Déjà cinq jours du 44e FIJM derrière nous, on vous présente les impressions de notre collaborateur spécialisé en jazz, qui est sur place tous les jours. Voici quatre de ses concerts marquants, sur quatre scènes différentes.

Gabi Hartmann

Studio TD, le 28 juin

La longue file d’attente à 18 h pour ce concert gratuit témoigne de l’engouement à l’endroit de Gabi Hartmann. Pas de doute : sa première visite chez nous, à la Casa Del Popolo il n’y a pas si longtemps, a laissé une forte impression. Même si la comparaison avec Madeleine Peyroux peut sembler facile, la chanteuse s’abreuve à cette même source folk orchestrée avec douceur. Oscillant entre une pop cotonneuse et un travail d’artisane de la chanson, la musique de la Française, qui s’accompagne à la guitare sèche, se déguste en prenant son temps.

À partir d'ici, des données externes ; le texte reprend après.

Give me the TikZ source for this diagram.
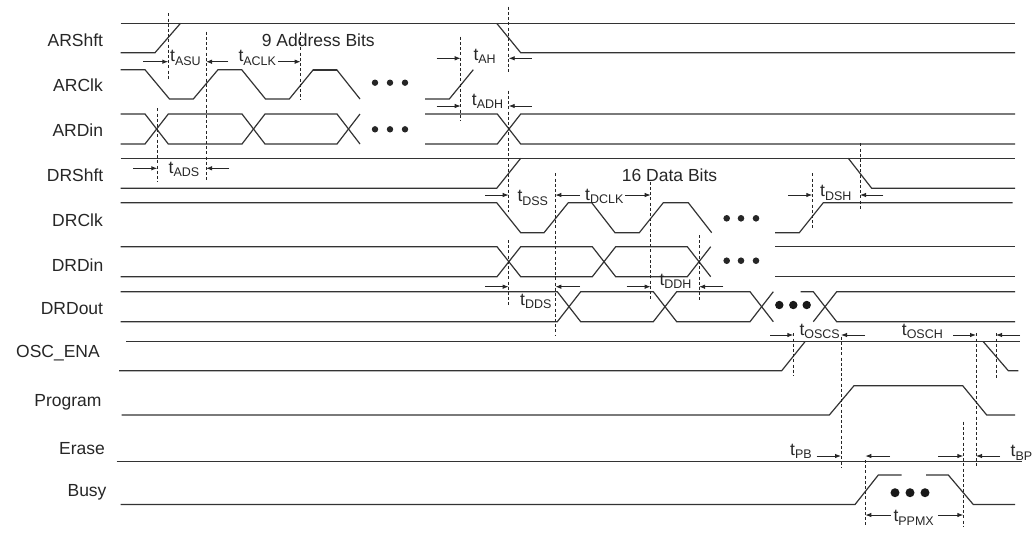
\documentclass[tikz,border=0pt]{standalone}
\usepackage{fontspec}
\setmainfont{Liberation Sans}
\usetikzlibrary{arrows.meta}
\newcommand{\ts}[1]{t\raisebox{-3.5pt}{\fontsize{12.5}{12}\selectfont #1}}
\begin{document}
\begin{tikzpicture}[x=1pt,y=-1pt,
  sig/.style={line width=1.2pt,draw=black!80,line join=miter},
  dsh/.style={line width=0.9pt,draw=black!85,dash pattern=on 3pt off 2.2pt},
  tarr/.style={line width=0.9pt,draw=black!85,-{Latex[length=6pt,width=4.5pt]}},
  lbl/.style={anchor=base east,inner sep=0,font=\fontsize{17.5}{20}\selectfont,text=black!85},
  tl/.style={anchor=base west,inner sep=0,font=\fontsize{17.5}{20}\selectfont,text=black!85},
  sdot/.style={fill=black!85},
  bdot/.style={fill=black!90}]
\useasboundingbox (0,0) rectangle (1033,542);

% ---------- signal names ----------
\node[lbl] (nARShft) at (103.3,46.7) {ARShft};
\node[lbl] (nARClk)  at (103,91.7)  {ARClk};
\node[lbl] (nARDin)  at (103.3,136) {ARDin};
\node[lbl] (nDRShft) at (103.5,181.5) {DRShft};
\node[lbl] (nDRClk)  at (103,226.5) {DRClk};
\node[lbl] (nDRDin)  at (103.5,271) {DRDin};
\node[lbl] (nDRDout) at (103.3,314) {DRDout};
\node[lbl] (nOSC)    at (100,357)   {OSC\_ENA};
\node[lbl] (nProg)   at (101.7,406.5) {Program};
\node[lbl] (nErase)  at (105,454.5) {Erase};
\node[lbl] (nBusy)   at (106.7,496.5) {Busy};

% ---------- ARShft ----------
\draw[sig] (120.7,23.3) -- (1015,23.3);
\draw[sig] (120.7,52.7) -- (155,52.7) -- (180.5,23.3);
\draw[sig] (496.7,23.3) -- (520.7,52.7) -- (1015,52.7);

% ---------- ARClk ----------
\draw[sig] (120.7,69.7) -- (145,69.7) -- (169.5,99) -- (193.3,99) -- (218,69.7) -- (241.7,69.7)
  -- (265.5,99) -- (289.3,99) -- (313.3,69.7) -- (336.7,69.7) -- (360,99);
\draw[sig,line width=1.8pt] (313.3,69.7) -- (336.7,69.7);
\draw[sig] (425,99) -- (449.3,99) -- (473.3,69.7);
\foreach \x in {375,390,405} \fill[sdot] (\x,82.7) circle (3.2);

% ---------- ARDin ----------
\draw[sig] (120.7,114) -- (145,114) -- (168.3,144) -- (242,144) -- (265,114) -- (337,114) -- (360,144);
\draw[sig] (120.7,144) -- (145,144) -- (168.3,114) -- (242,114) -- (265,144) -- (337,144) -- (360,114);
\draw[sig] (425,114) -- (497.3,114) -- (520.7,144) -- (1015,144);
\draw[sig] (425,144) -- (497.3,144) -- (520.7,114) -- (1015,114);
\foreach \x in {375,390,405} \fill[sdot] (\x,129.3) circle (3.2);

% ---------- DRShft ----------
\draw[sig] (120.7,158.3) -- (1015,158.3);
\draw[sig] (120.7,188.3) -- (496.7,188.3) -- (520.7,158.3);
\draw[sig] (848.3,158.3) -- (871.7,188.3) -- (1015,188.3);

% ---------- DRClk ----------
\draw[sig] (120.7,202.7) -- (496.7,202.7) -- (520.7,232.7) -- (544,232.7) -- (568.3,202.7) -- (591.7,202.7)
  -- (615,232.7) -- (639.3,232.7) -- (663.3,202.7) -- (688.3,202.7) -- (711.7,232.7);
\draw[sig] (775,232.7) -- (799.3,232.7) -- (823.3,202.7) -- (1012.7,202.7);
\foreach \x in {726.7,741,756} \fill[sdot] (\x,218.3) circle (3.3);

% ---------- DRDin ----------
\draw[sig] (120.7,246.7) -- (497,246.7) -- (520.7,276.7) -- (592.3,276.7) -- (615.7,246.7) -- (687.3,246.7) -- (710.7,276.7);
\draw[sig] (120.7,276.7) -- (497,276.7) -- (520.7,246.7) -- (592.3,246.7) -- (615.7,276.7) -- (687.3,276.7) -- (710.7,246.7);
\draw[sig] (775,246.7) -- (1015,246.7);
\draw[sig] (775,276.7) -- (1015,276.7);
\foreach \x in {726.7,741,756} \fill[sdot] (\x,260.7) circle (3.3);

% ---------- DRDout ----------
\draw[sig] (120.7,291.7) -- (557.3,291.7) -- (580.7,321.7) -- (653.3,321.7) -- (676.7,291.7) -- (750,291.7) -- (773.3,321.7);
\draw[sig] (120.7,321.7) -- (557.3,321.7) -- (580.7,291.7) -- (653.3,291.7) -- (676.7,321.7) -- (750,321.7) -- (773.3,291.7);
\draw[sig] (800.7,291.7) -- (813.3,291.7) -- (836.7,321.7) -- (1015,321.7);
\draw[sig] (813.3,321.7) -- (836.7,291.7) -- (1015,291.7);
\foreach \x in {779.3,793.3,806.7} \fill[bdot] (\x,305) circle (4.2);

% ---------- OSC_ENA ----------
\draw[sig] (126,341.7) -- (1020,341.7);
\draw[sig] (119,370.7) -- (781.7,370.7) -- (805,341.7);
\draw[sig] (983.3,341.7) -- (1008.3,370.7) -- (1018.3,370.7);

% ---------- Program ----------
\draw[sig] (121.7,415) -- (829.3,415) -- (854,385.7) -- (962.7,385.7) -- (986.7,415) -- (1015,415);

% ---------- Erase ----------
\draw[sig] (116.7,461.7) -- (1021.7,461.7);

% ---------- Busy ----------
\draw[sig] (120.7,504.5) -- (855,504.5) -- (878.3,475) -- (901.7,475);
\draw[sig] (926,475) -- (948.3,475) -- (973.3,504.5) -- (1015,504.5);
\foreach \x in {895,910,925} \fill[bdot] (\x,492.7) circle (4.5);

% ---------- dashed reference lines ----------
\draw[dsh] (168.3,13.3) -- (168.3,79.3);
\draw[dsh] (206,31.7) -- (206,181.7);
\draw[dsh] (300.7,31.7) -- (300.7,100);
\draw[dsh] (157.3,108.3) -- (157.3,181.7);
\draw[dsh] (460.7,36.7) -- (460.7,120);
\draw[dsh] (508.7,6.7) -- (508.7,73.3);
\draw[dsh] (508.7,90.7) -- (508.7,211.7);
\draw[dsh] (508.7,240) -- (508.7,305);
\draw[dsh] (555.3,173.3) -- (555.3,335);
\draw[dsh] (650.7,181.7) -- (650.7,300);
\draw[dsh] (699,235) -- (699,300);
\draw[dsh] (812.3,173.3) -- (812.3,230);
\draw[dsh] (860,143.3) -- (860,210);
\draw[dsh] (793.3,333.3) -- (793.3,375);
\draw[dsh] (841,336.7) -- (841,468.3);
\draw[dsh] (976,333.3) -- (976,468.3);
\draw[dsh] (996,333.3) -- (996,380);
\draw[dsh] (865.3,460) -- (865.3,526.7);
\draw[dsh] (963.3,421.7) -- (963.3,526.7);

% ---------- timing labels ----------
\node[tl] (tASU)  at (170,61.7)   {\ts{ASU}};
\node[tl] (tACLK) at (238.3,61.7) {\ts{ACLK}};
\node[tl] (bits9) at (261.7,46.7) {9 Address Bits};
\node[tl] (tAH)   at (473.3,60)   {\ts{AH}};
\node[tl] (tADH)  at (471.7,105)  {\ts{ADH}};
\node[tl] (tADS)  at (168.5,173.3) {\ts{ADS}};
\node[tl] (tDSS)  at (517.3,201.7) {\ts{DSS}};
\node[tl] (tDCLK) at (585,200)    {\ts{DCLK}};
\node[tl] (bits16) at (621.7,181.7) {16 Data Bits};
\node[tl] (tDSH)  at (820,196.7)  {\ts{DSH}};
\node[tl] (tDDS)  at (520,305)    {\ts{DDS}};
\node[tl] (tDDH)  at (659.3,285)  {\ts{DDH}};
\node[tl] (tOSCS) at (799.3,335)  {\ts{OSCS}};
\node[tl] (tOSCH) at (901.7,335)  {\ts{OSCH}};
\node[tl] (tPB)   at (790,455)    {\ts{PB}};
\node[tl] (tBP)   at (1010.5,456.7) {\ts{BP}};
\node[tl] (tPPMX) at (893.3,521.7) {\ts{PPMX}};

% ---------- timing arrows ----------
\draw[tarr] (143.3,61.7) -- (168.3,61.7);
\draw[tarr] (228.3,61.7) -- (206,61.7);
\draw[tarr] (278,61.7) -- (300.7,61.7);
\draw[tarr] (436.7,58.3) -- (460.7,58.3);
\draw[tarr] (531.7,58.3) -- (508.7,58.3);
\draw[tarr] (436.7,106) -- (460.7,106);
\draw[tarr] (531.7,106) -- (508.7,106);
\draw[tarr] (133.3,168.3) -- (157.3,168.3);
\draw[tarr] (229.3,168.3) -- (206,168.3);
\draw[tarr] (485,195) -- (508.7,195);
\draw[tarr] (580,195) -- (555.3,195);
\draw[tarr] (625,195) -- (650.7,195);
\draw[tarr] (788.3,195) -- (812.3,195);
\draw[tarr] (883.3,195) -- (860,195);
\draw[tarr] (485,286.7) -- (508.7,286.7);
\draw[tarr] (580,286.7) -- (555.3,286.7);
\draw[tarr] (626.7,286.7) -- (650.7,286.7);
\draw[tarr] (723.3,286.7) -- (699,286.7);
\draw[tarr] (770,335) -- (793.3,335);
\draw[tarr] (865,335) -- (841,335);
\draw[tarr] (953.3,335) -- (976,335);
\draw[tarr] (1020,335) -- (996,335);
\draw[tarr] (816.7,456) -- (841,456);
\draw[tarr] (1000,456) -- (976,456);
\draw[tarr] (890,456) -- (865.3,456);
\draw[tarr] (938.3,456) -- (963.3,456);
\draw[tarr] (891,515) -- (865.3,515);
\draw[tarr] (938.3,515) -- (963.3,515);
\end{tikzpicture}
\end{document}
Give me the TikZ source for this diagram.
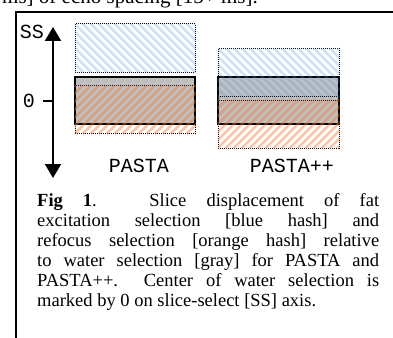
\documentclass[tikz,border=0pt]{standalone}
\usepackage{fontspec}
\setmainfont{Liberation Serif}
\setmonofont{Liberation Mono}
\usetikzlibrary{arrows.meta}
\usetikzlibrary{calc}
\definecolor{hashblue}{RGB}{80,150,230}
\definecolor{hashorange}{RGB}{240,120,50}

% hatch a selection node: #1 node, #2 colour, #3 opacity, #4 start anchor, #5 rise
\newcommand\selhash[5]{%
  \begin{scope}
    \clip (#1.south west) rectangle (#1.north east);
    \foreach \k in {-64,-56,...,128}
      \draw[#2, line width=2.8pt, opacity=#3] ($(#1.#4)+(\k,0)$) -- ++(60,#5);
  \end{scope}}

\tikzset{
  water/.style={draw, line width=1.2pt, fill=black!25, minimum width=120pt, minimum height=47pt, inner sep=0},
  sel/.style={draw, line width=1pt, dash pattern=on 1pt off 1pt, minimum width=120pt, minimum height=48pt, inner sep=0},
  lbl/.style={font=\fontsize{20}{20}\ttfamily, inner sep=0},
  axis/.style={line width=2pt, {Triangle[width=16pt,length=14pt]}-{Triangle[width=16pt,length=14pt]}}
}

\begin{document}
\begin{tikzpicture}[x=1pt, y=-1pt, node distance=50pt]
  \useasboundingbox (0,0) rectangle (393,337);
  \node[anchor=base west, inner sep=0, font=\fontsize{21}{24}\selectfont] (prev) at (2,4) {ms] of echo spacing [15+ ms].};
  \draw[line width=2pt] (400,12.5) -- (16,12.5) -- (16,345);

  \node[water] (Pw) at (135,100.5) {};
  \node[water, minimum width=121pt] (Qw) at (278.5,100.5) {};
  \node[sel, node distance=52.5pt, above of=Pw] (Pf) {};
  \node[sel, node distance=9pt, below of=Pw] (Pr) {};
  \node[sel, minimum width=121pt, node distance=28pt, above of=Qw] (Qf) {};
  \node[sel, minimum width=121pt, node distance=23.5pt, below of=Qw] (Qr) {};
  \selhash{Pf}{hashblue}{0.28}{north west}{60}
  \selhash{Qf}{hashblue}{0.28}{north west}{60}
  \selhash{Pr}{hashorange}{0.42}{south west}{-60}
  \selhash{Qr}{hashorange}{0.42}{south west}{-60}

  \coordinate (SStop) at (53,27);
  \coordinate (SSbot) at (53,178);
  \coordinate (zero) at (53,101);
  \coordinate (tick) at (43,101);
  \draw[axis] (SSbot) -- (SStop);
  \draw[line width=2pt] (zero) -- (tick);
  \node[lbl] (SS) at (32,32) {SS};
  \node[lbl] (z) at (29,101) {0};
  \node[lbl] (Plbl) at (139,165.5) {PASTA};
  \node[lbl] (Qlbl) at (292,165.5) {PASTA++};

  \node[anchor=base west, inner sep=0] (cap) at (37,206)
    {\parbox[t]{342pt}{\fontsize{18.5}{20}\selectfont
     \textbf{Fig 1}. Slice displacement of fat\linebreak
     excitation selection [blue hash] and\linebreak
     refocus selection [orange hash] relative\linebreak
     to water selection [gray] for PASTA and\linebreak
     PASTA++.\ \ Center of water selection is\linebreak
     marked by 0 on slice-select [SS] axis.\par}};
\end{tikzpicture}
\end{document}
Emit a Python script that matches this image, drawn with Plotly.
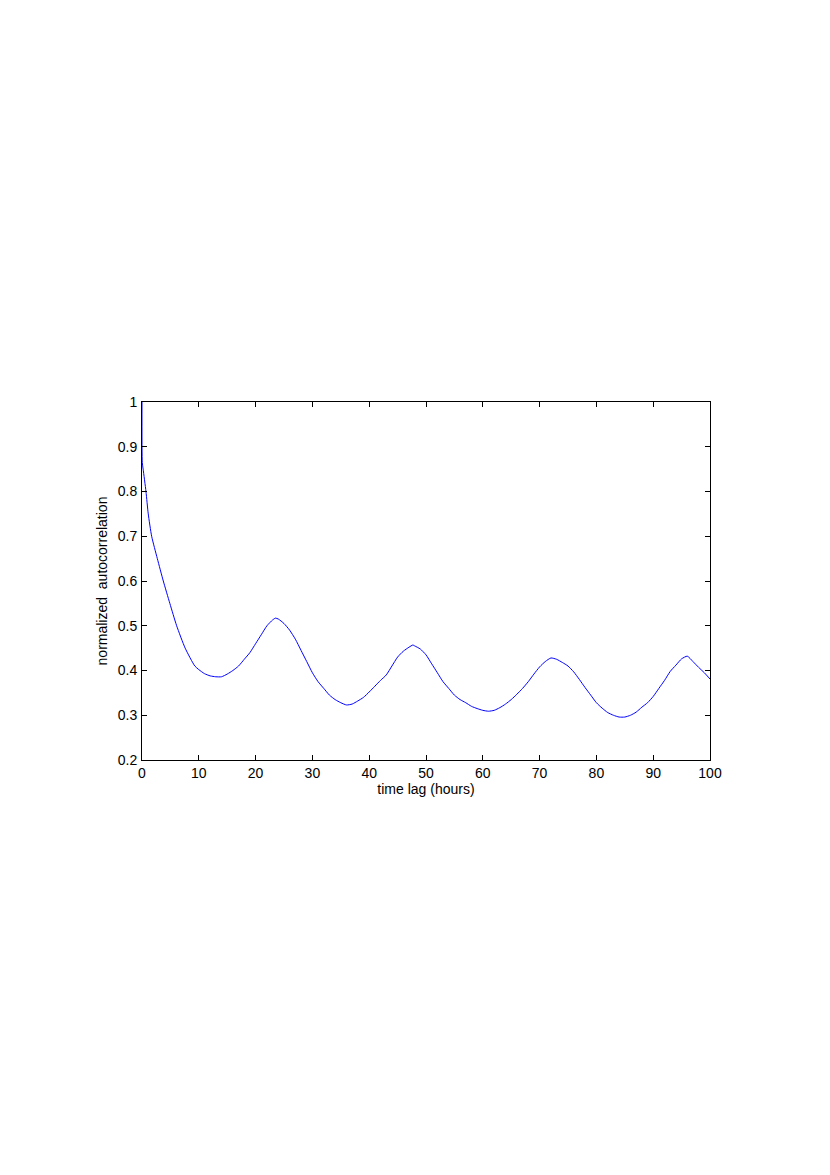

Chaque titre s’inscrit dans un tout harmonieux, les références sont nobles, tout est tissé soigneusement, la séduction vient tout d’abord de la qualité des accompagnements et des arrangements. On ne dissimulera pas notre plaisir d’entendre la clarinette basse s’inviter dans la proposition. Après le triplé Ottawa-Montréal-Québec en trois jours, une certitude : Gabi Hartmann reviendra ici.

Cory Wong

Scène TD de la place des Festivals, le 28 juin

On le savait rapide à la détente. Nous avons jadis été séduits par le wah-wah ondulant de sa guitare au Club Soda, puis étonnés par ses montées d’adrénaline subites. Bénéficiant d’une météo des grands soirs, le guitariste funk et soul américain aux souches asiatiques a tout détruit sur son passage avec son éternel band de dix musiciens, véritable escadron de tueurs avec quatre cuivres qui « punchent » là où ça fait du bien. S’il a balancé la dynamite dès le départ avec Flyers Direct, sa musique acérée de riffs vicieux, découpant tout en fines lamelles et superposant les couches de plaisir au nom du funk originel, a rempli toutes les promesses. Le déploiement d’une force scénique éprouvée ajoutait à l’expérience. L’immense foule a tout gobé. C’était une grosse soirée funk vendredi, puisque Corey Henry foulait plus tôt cette même scène avec son imposant groupe. The mothership has landed, pour reprendre les mots « funkadéliques » du dieu George Clinton.

Ekep Nkwelle

Pub Molson, le 29 juin

La pluie s’était calmée en fin de soirée samedi. Quelques centaines de personnes sont arrivées de nulle part pour découvrir la chanteuse américaine d’origine camerounaise de 25 ans, au programme de cette superbe affiche jazz-jazz du Pub Molson. La verve de la jeune dame aux lunettes style Nana Mouskouri, issue du Duke Ellington School of Arts et boursière de Julliard, recommandée par nul autre que Wynton Marsalis, était belle à voir. Du Radio City Music Hall au Kennedy Center jusqu’au Pub Molson sur l’esplanade Tranquille, le trio contrebasse-piano-batterie classique qui l’appuie s’est exécuté avec brio. Et le public a réagi chaleureusement. Si elle n’évite pas tous les écueils du chant jazz, Nkwelle est dotée d’un timbre clair et d’une livraison impeccable, et elle parvient même à établir quelques prouesses vocales, surtout sur See See Rider.

Cedric Burnside

Scène Rogers, le 30 juin

PHOTO BENOIT ROUSSEAU, FOURNIE PAR LE FESTIVAL DE JAZZ

Cedric Burnside

Issu de la lignée royale du blues du nord du Mississippi, fils du regretté batteur Calvin Jackson et petit-fils de son altesse R. L. Burnside, qui nous a pondu de petits bijoux de blues primitif sur le label Fat Possum, le batteur-guitariste-chanteur de 45 ans s’est présenté seul sur scène à 19 h devant un large public et dans une ambiance très familiale, effluves de grillades et de pizzas napolitaines à l’avenant. Le temps de trois chansons en solo évacuées avec la même qualité vocale qu’un Keb Mo mais avec une puissance soul qui traverse l’espace gazonné du Parterre symphonique, on a vite compris pourquoi son dernier disque, Hill Country Love, a remporté le prix Grammy du meilleur album blues. Avec ses accords ancestraux qui permettent d’échapper aux turpitudes de la ville avec un réalisme épique, Burnside nous a enfilé les Shake Em on Down en répétant : « C’est quoi, ce hurlement ? » Smile, Funky, Coming Real to Ya et You Got to Move ont été lancées dans le ciel montréalais telles de guérissantes incantations. Un batteur et un bassiste sont venus l’épauler, pour notre plus grand bonheur.